Ce conflit aura-t-il eu en définitive une valeur pédagogique ? Sa complexité, son hétérogénéité et ses nombreux aspects corporatistes rendent cet espoir peu solide. Le fait est d'autant plus regrettable qu'il y avait là réunis de manière exemplaire les problèmes essentiels que soulèvent la maîtrise des dépenses de santé, l'égalité de l'accès aux soins, ainsi que son corollaire, la démographie du monde médical.

Au-delà de l'aspect passionnel et parfois spectaculaire de ce mouvement d'humeur − le public, en France, est peu habitué à voir les blouses blanches défiler dans les rues −, on retiendra avant tout des premiers mois de 1990 la situation impossible dans laquelle se sont enlisés les partenaires de la convention médicale.

À cet égard, ce long conflit aura contribué au discrédit d'un système obsolète, incapable aujourd'hui de répondre à ce qui, du point de vue des assurés sociaux, constitue son rôle principal : parvenir au plus vite à une véritable rationalisation des dépenses de santé.

Dr Jean-Yves Nau et Jean-Michel Normand
Le docteur Jean-Yves Nau est rédacteur médical au Monde.
Jean-Michel Normand est rédacteur au service économique du Monde, chargé des questions sociales.

Maîtriser les dépenses

Enfin signée le 9 mars après onze mois de négociations, la nouvelle convention médicale reconnaît pour la première fois la nécessité d'une rationalisation des dépenses de santé.

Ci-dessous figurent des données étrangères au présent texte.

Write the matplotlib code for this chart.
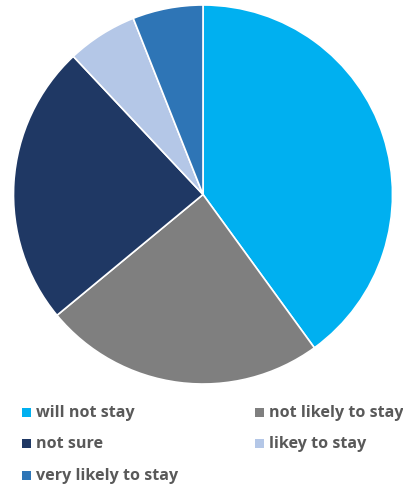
import matplotlib
matplotlib.use("Agg")
import matplotlib.pyplot as plt
from matplotlib.patches import Rectangle

labels = ["will not stay", "not likely to stay", "not sure", "likey to stay", "very likely to stay"]
values = [40, 24, 24, 6, 6]
colors = ["#00B0F0", "#7F7F7F", "#1F3864", "#B4C7E7", "#2E75B6"]

W, H = 403, 485
fig = plt.figure(figsize=(W / 100, H / 100), dpi=100)

# pie area: centre and radius in pixels
cx, cy, r = 203, 195.5, 189.5
ax = fig.add_axes([(cx - r) / W, (H - cy - r) / H, 2 * r / W, 2 * r / H])
ax.pie(values, colors=colors, startangle=90, counterclock=False, radius=1,
       wedgeprops=dict(edgecolor="white", linewidth=1.2))
ax.set_xlim(-1, 1)
ax.set_ylim(-1, 1)
ax.set_aspect("equal")
ax.axis("off")

# legend laid out row by row, two columns
col_x = [22, 255]
row_y = [413, 444, 476]
sq = 9
for i, (lab, col) in enumerate(zip(labels, colors)):
    cxp = col_x[i % 2]
    ryp = row_y[i // 2]
    fig.patches.append(Rectangle(((cxp) / W, (H - ryp - sq / 2) / H), sq / W, sq / H,
                                 transform=fig.transFigure, facecolor=col,
                                 edgecolor="none"))
    fig.text((cxp + sq + 5) / W, (H - ryp) / H, lab, ha="left", va="center",
             fontsize=11.6, fontweight="bold", color="#595959",
             family="Open Sans")

fig.savefig("out.png", dpi=100)
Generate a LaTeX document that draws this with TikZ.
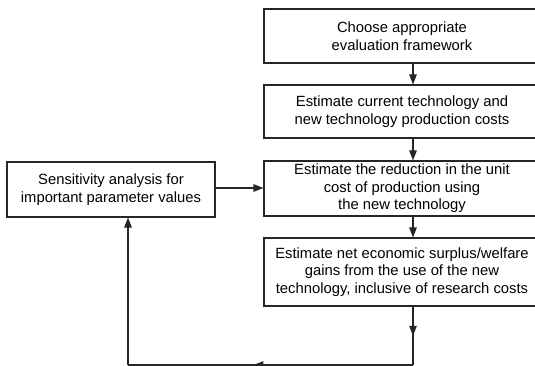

La tentative est assez timide, mais elle a le mérite d'exister. Il s'agit de proposer aux médecins libéraux une série d'économies qui pourraient être réalisées sur certaines dépenses où la « surconsommation » est patente. Ces « critères médicalisés » ont été présentés le 4 juillet sous la forme de dix-sept recommandations destinées à « rationaliser l'activité et les prescriptions ». L'objectif est de parvenir à réaliser 3,6 % d'économies sur les dépenses en 1990 (en 1989, les remboursements de l'assurance-maladie avaient progressé de 10 % environ). Ces recommandations visent notamment à ralentir les prescriptions − souvent excessives − concernant les échographies lors de la grossesse, à éviter des examens préopératoires superflus et à modérer le recours systématique aux soins infirmiers ou de kinésithérapie.

Pourtant, cette incitation à une médecine plus économe paraît très insuffisante par rapport aux problèmes financiers dont souffre la Sécurité sociale. À peu près équilibrée ces dernières années, la branche maladie renoue en effet avec un déficit grandissant : 6,9 milliards de francs en 1990, 8,3 milliards prévus en 1991. Il faut donc réaliser des économies sous peine de voir les cotisations augmenter de nouveau. Pour le gouvernement, la nécessité est d'autant plus pressante que la contribution sociale généralisée (CSG) qu'il a fait adopter par le Parlement permet de financer les régimes de retraites, en fort déficit, mais n'apporte rien à l'assurance-maladie.

Selon les pouvoirs publics, il faut économiser dix milliards de francs jusqu'à la fin 1991. Ce sont les professions de santé qui sont visées. Celles-ci ont réalisé des gains de productivité qui n'ont guère profité à la Sécurité sociale et certaines ont vu leur chiffre d'affaires, comme leurs effectifs, progresser en flèche. Après les biologistes, dont la nomenclature a été modifiée, et les pharmaciens, dont le calcul des marges a été modifié dans un sens moins « inflationniste », les radiologues ont subi une révision à la baisse du forfait payé pour l'utilisation des appareils à résonance magnétique nucléaire. De son côté, l'industrie pharmaceutique a fort mal accueilli la décision de « resserrer » le remboursement de certains médicaments, qui sera désormais strictement lié à l'utilisation définie lors de l'autorisation de mise sur le marché (AMM). Vécues comme douloureuse par les professions de santé, ces dispositions ne devraient pourtant rapporter que 4 milliards de francs.

Il faut donc aller plus loin. Parmi les projets envisagés figure notamment la suppression du taux de remboursement de 40 % des « médicaments de confort » : les spécialités dont l'efficacité thérapeutique est établie seraient remboursés à 10 %, mais les autres ne le seraient plus du tout. L'opération permettrait de dégager plusieurs milliards de francs d'économies...

Le secteur hospitalier, lui aussi, coûte de plus en plus cher. En août, les statistiques indiquaient une progression en moyenne annuelle de 8,7 % pour les prescriptions et de 9,4 % pour les versements aux hôpitaux. Dans le secteur public, l'impact des mesures prises depuis 1989 à l'intention des infirmières, puis, au début 1990, en faveur de la modernisation de la grille de la fonction publique (État, collectivités locales, hôpitaux) a été évalué à quatre milliards de francs pour 1990.